6. Beberapa Keeksotisan Kebahasaan di Jambi
Kajian linguistik untuk meneropong keberagaman etnik di Jambi masih minim. Namun, beberapa temuan penelitian terhadap indigenous Jambi, membuat wilayah kebahasaan di Jambi itu menjadi eksotis. Secara terbatas, penulis telah dan sedang melakukan penelitian tentang konsep metafora, konsep ruang, konsep emosi, prosodi, dan kesantunan di wilayah etnik Kubu. Sebagai catatan, perihal kesantunan/kesopanan masih dalam proses pencarian terhadap etnis Bathin. Sementara itu, perihal prosodi terhenti untuk sementara waktu.
Dalam penelitian perihal metafora, dengan menggunakan metode simak, dan teknik sadap, serta teknik simak libat cakap (lihat Sudaryanto 1993; 133—136; Mahsun 2012: 92--102) ditemukan setidaknya sepuluh objek data (lihat Sitanggang 2013) yang dalam bahasa Melayu atau Indonesia (BMI) bersifat metaforis, sementara dalam bahasa Kubu, selain bersifat metaforis, juga bersifat harfiah (denotatif). Sebagai contoh, idiom buah tangan yang dalam BMI dikenal selama ini sebagai ‘oleh-oleh’, ternyata bagi masyarakat Kubu masih murni sebagai buah, berupa buah rotan dan buah tumbuhan lainnya, yang kerap dipegang (sembari memikul hasil buruannya) untuk diberikan kepada anggota keluarganya sebagai cemilan.

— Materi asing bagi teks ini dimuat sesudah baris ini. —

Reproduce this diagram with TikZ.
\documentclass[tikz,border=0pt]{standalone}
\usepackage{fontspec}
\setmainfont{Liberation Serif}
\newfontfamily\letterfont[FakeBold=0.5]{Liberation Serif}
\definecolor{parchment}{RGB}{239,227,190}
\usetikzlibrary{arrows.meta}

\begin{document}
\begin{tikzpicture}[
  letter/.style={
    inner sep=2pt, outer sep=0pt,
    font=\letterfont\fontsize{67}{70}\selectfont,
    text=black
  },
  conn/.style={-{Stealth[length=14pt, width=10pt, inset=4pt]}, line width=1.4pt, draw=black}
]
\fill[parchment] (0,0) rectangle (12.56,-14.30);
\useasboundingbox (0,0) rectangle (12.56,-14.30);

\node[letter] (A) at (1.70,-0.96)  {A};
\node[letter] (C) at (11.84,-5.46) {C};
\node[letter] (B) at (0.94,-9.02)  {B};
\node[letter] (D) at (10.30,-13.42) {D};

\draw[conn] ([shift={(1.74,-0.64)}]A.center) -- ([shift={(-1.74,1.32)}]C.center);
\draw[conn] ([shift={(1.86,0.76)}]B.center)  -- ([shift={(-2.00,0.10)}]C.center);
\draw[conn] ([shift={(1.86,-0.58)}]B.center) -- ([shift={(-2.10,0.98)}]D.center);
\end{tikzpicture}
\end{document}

Contoh lain, adalah penggunaan kata (ke)simpulan dalam BMI (dalam ranah ilmiah), masih membudaya secara harfiah dalam budaya masyarakat Kubu. Dalam hal itu, setiap permasalahan yang tak kunjung terselesaikan secara pribadi, akan dilaporkan kepada tumengggunya dengan membawa tali yang tersimpul. Dengan simpul itu, tumenggung akan mengetahui akan adanya sebuah masalah dalam anggota masyarakatnya.

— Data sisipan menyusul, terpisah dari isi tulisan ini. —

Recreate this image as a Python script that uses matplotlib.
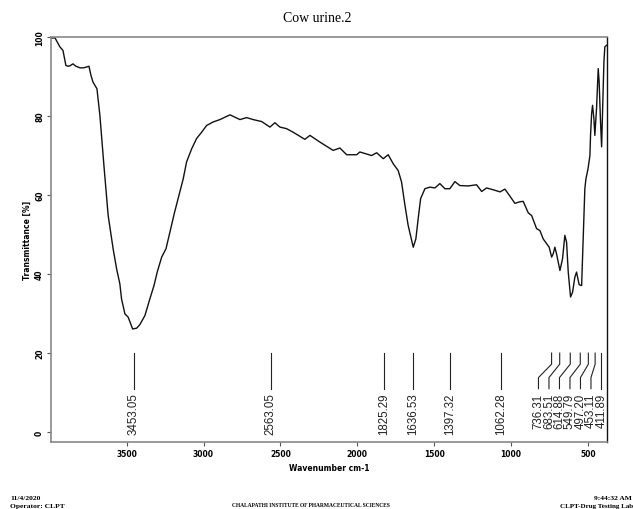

Ada lagi konsep bejawab upah, yaitu bekerja kepada orang lain untuk mendapatkan upah. Dari konsep ini terlihat bahwa jawab pada ungkapan bejawab upah, sebenarnya searti dengan kata kerja dalam BMI (kerja dalam BMI bekorespondensi dengan karya dalam bahasa Sanskerta, dan bermiripan dengan create dalam bahasa Inggris). Selain kata jawab, BMI juga mengenal istilah jawatan, jabatan, sejawat yang masih terkait dengan kata kerja. Selanjutnya, dapat kita cermati konsep tanggung jawab dalam BMI sesungguhnya bermakna ‘menanggung atau melakukan sebuah pekerjaan’. Dengan demikian, kosakata Kubu ini jauh lebih tua dibandingkan dengan kosa BMI dengan alasan keharfiahan dan keaslian maknya yang dikandungnya.
Terkait ruang (space) juga ditemukan hal yang menarik (lihat Sitanggang 2014). Hal ini bermula dari penerimaan histori perkembangan bahasa yang berawal dari identifikasi diri kemudian bergerak mengidentifikasi objek yang lebih jauh. Sebagai contoh kata tubuh dapat diduga lebih awal kemunculannya dibandingkan dengan kata tumbuh(an)karena tubuh secara jarak lebih dekat dengan/bahkan berada dalam diri manusia; kata atas lebih awal daripada kata atap karena manusia mengenal atap setelah pada fase tinggal menetap dan memiliki rumah/pondok.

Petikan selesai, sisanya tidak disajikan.